Regal Consulting Agreements 

 

November 2016 Consulting Agreement

 

On November 18, 2016 (the “Effective Date”), the Company entered into a consulting agreement with Regal Consulting, LLC (the “Consultant”). As compensation for services rendered, the Company issued two fully earned $250,000 convertible junior subordinated promissory notes. Both notes have a two year maturity date and interest of 10% per annum. Both notes are junior and subordinate in all respects to the existing debt of the Company. These notes may not be prepaid without the written consent of the Consultant.

 

The Company issued the first $250,000 convertible note on November 18, 2016. This note is convertible at a conversion price of the lesser of $2.50 or 65% of the average of the three lowest 10 trading days prior to the conversion. An aggregate total of $255,757 of this note was bifurcated with the embedded conversion option recorded as a derivative liability at fair value. During the year ended June 30, 2017, $27,500 of principal and accrued interest of $1,664 was converted into shares of the Company’s common stock. During the three months ended September 30, 2017, the holder converted $102,500 of principal into shares of the Company’s Common Stock (See Note 6).
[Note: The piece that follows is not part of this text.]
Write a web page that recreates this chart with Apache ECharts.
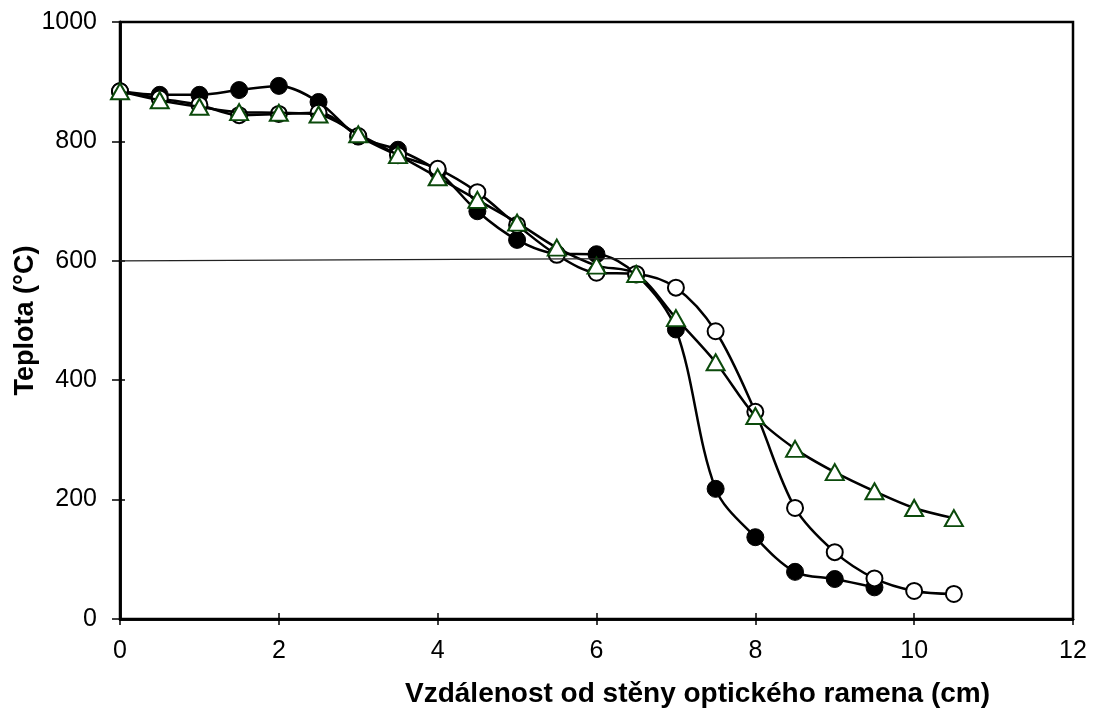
<!DOCTYPE html>
<html>
<head>
<meta charset="utf-8">
<script src="https://cdn.jsdelivr.net/npm/echarts@6/dist/echarts.min.js"></script>
<style>
html,body{margin:0;padding:0;background:#fff;}
#c{width:1094px;height:714px;}
</style>
</head>
<body>
<div id="c"></div>
<script>
var xFilled = [0,0.5,1,1.5,2,2.5,3,3.5,4,4.5,5,5.5,6,6.5,7,7.5,8,8.5,9,9.5];
var yFilled = [884,878,878,886,893,866,808,786,750,683,635,612,611,577,485,218,137,79,67,53];
var xOpen = [0,0.5,1,1.5,2,2.5,3,3.5,4,4.5,5,5.5,6,6.5,7,7.5,8,8.5,9,9.5,10,10.5];
var yOpen = [884,872,861,844,846,848,809,777,754,715,660,610,580,578,555,482,347,186,112,68,47,42];
var xTri = [0,0.5,1,1.5,2,2.5,3,3.5,4,4.5,5,5.5,6,6.5,7,7.5,8,8.5,9,9.5,10,10.5];
var yTri = [884,869,858,849,848,845,812,777,740,702,664,622,592,578,504,430,340,285,246,214,186,169];
var xTicks = [0,2,4,6,8,10,12];
var yTicks = [0,200,400,600,800,1000];
var refLine = [[0,600],[12,607]];

function pairs(xs, ys){ return xs.map(function(x,i){ return [x, ys[i]]; }); }

var font = 'Liberation Sans, Arial, sans-serif';
var chart = echarts.init(document.getElementById('c'));
var baseX = {
  type:'value', min:xTicks[0], max:xTicks[xTicks.length-1], interval:2,
  position:'bottom',
  splitLine:{show:false},
  axisLine:{show:true, onZero:false, lineStyle:{color:'#000', width:2.5}}
};
var baseY = {
  type:'value', min:yTicks[0], max:yTicks[yTicks.length-1], interval:200,
  position:'left',
  splitLine:{show:false},
  axisLine:{show:true, onZero:false, lineStyle:{color:'#000', width:2.5}}
};
chart.setOption({
  animation:false,
  backgroundColor:'#fff',
  grid:{left:120, top:22, right:21, bottom:95, show:true, borderColor:'#000', borderWidth:2.5,
    containLabel:false, outerBoundsMode:'none'},
  xAxis:[
    Object.assign({}, baseX, {
      axisTick:{show:true, inside:false, length:6, lineStyle:{color:'#000', width:1.5}},
      axisLabel:{show:true, color:'#000', fontSize:25, fontFamily:font, margin:20,
        formatter:function(v){ return String(v); }}
    }),
    Object.assign({}, baseX, {
      axisTick:{show:true, inside:true, length:6, lineStyle:{color:'#000', width:1.5}},
      axisLabel:{show:false}
    })
  ],
  yAxis:[
    Object.assign({}, baseY, {
      name:'Teplota (°C)', nameLocation:'middle', nameGap:81, nameMoveOverlap:false,
      nameTextStyle:{color:'#000', fontSize:27, fontWeight:'bold', fontFamily:font},
      axisTick:{show:true, inside:false, length:8, lineStyle:{color:'#000', width:1.5}},
      axisLabel:{show:true, color:'#000', fontSize:25, fontFamily:font, margin:23,
        formatter:function(v){ return String(v); }}
    }),
    Object.assign({}, baseY, {
      axisTick:{show:true, inside:true, length:5, lineStyle:{color:'#000', width:1.5}},
      axisLabel:{show:false}
    })
  ],
  graphic:[{
    type:'text', left:405, top:680,
    style:{text:'Vzdálenost od stěny optického ramena (cm)', fill:'#000',
      font:'bold 28px Liberation Sans, Arial, sans-serif'}
  }],
  series:[
    {
      type:'line', data:pairs(xFilled,yFilled), smooth:0.33,
      symbol:'circle', symbolSize:17,
      lineStyle:{color:'#000', width:2.5},
      itemStyle:{color:'#000', borderColor:'#000', borderWidth:1},
      markLine:{
        silent:true, symbol:['none','none'], label:{show:false},
        lineStyle:{color:'#222', width:1.3, type:'solid'},
        data:[[{coord:refLine[0]},{coord:refLine[1]}]]
      },
      z:2
    },
    {
      type:'line', data:pairs(xOpen,yOpen), smooth:0.33,
      symbol:'circle', symbolSize:16,
      lineStyle:{color:'#000', width:2.5},
      itemStyle:{color:'#fff', borderColor:'#000', borderWidth:2},
      z:3
    },
    {
      type:'line', data:pairs(xTri,yTri), smooth:0.33,
      symbol:'triangle', symbolSize:[18,16],
      lineStyle:{color:'#000', width:2.5},
      itemStyle:{color:'#fff', borderColor:'#0b4a0b', borderWidth:2},
      z:4
    }
  ]
});
</script>
</body>
</html>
The Company has recorded accrued interest of $10,326 as of September 30, 2017 for this note. Total principal outstanding under this note as of September 30, 2017 was $120,000.

 

The Company issued the second $250,000 convertible note on February 16, 2017. This note is convertible at a conversion price of the lesser of $2.50 or 65% of the average of the three lowest 10 trading days prior to the conversion. An aggregate total of $409,416 of this note was bifurcated with the embedded conversion option recorded as a derivative liability at fair value. As of September 30, 2017, the Company recorded accrued interest of $15,548 for this note and the entire balance of $250,000 under this note is outstanding.

 

August 10, 2016 Consulting Agreement

 

On August 10, 2017, the Company entered into an agreement, retroactive to May 16, 2017, with the Consultant, pursuant to which the Consultant agreed to provide certain consulting and business advisory services in exchange for a $310,000 junior subordinated convertible note. The note accrues interest at a rate of 10% per annum and is convertible into common stock at the lesser of $1.50 or 65% of the three lowest trades in the ten trading days prior to the conversion. The note was fully earned upon signing the agreement and matures on August 10, 2019. This note may not be prepaid without the written consent of the Consultant. The Company accrued $155,000 related to this expense at June 30, 2017 and recorded the remaining $155,000 related to this expense in the three months ended September 30, 2017. Upon an event of default, principal and accrued interest will become immediately due and payable under the Consulting Note. Additionally, upon an event of default the note would accrue interest at a default interest rate of 18% per annum or the highest rate of interest permitted by law. The agreement had a three-month term and expired on August 16, 2017. An aggregate total of $578,212 of this note was bifurcated with the embedded conversion option recorded as a derivative liability at fair value (See Note 10). The Company has recorded accrued interest for this note of $4,416 as of September 30, 2017. Total principal outstanding under this note as of September 30, 2017 was $310,000.

 

The Company recorded $310,000 of debt discounts related to the above note issuances during the three months ended September 30, 2017. The debt discounts are being amortized over the term of the debt.

 

Amortization of all debt discounts for the three months ended September 30, 2017 and 2016 was $147,677 and $444,835, respectively.

 

See Note 11 – Subsequent Events for information about financing post September 30, 2017.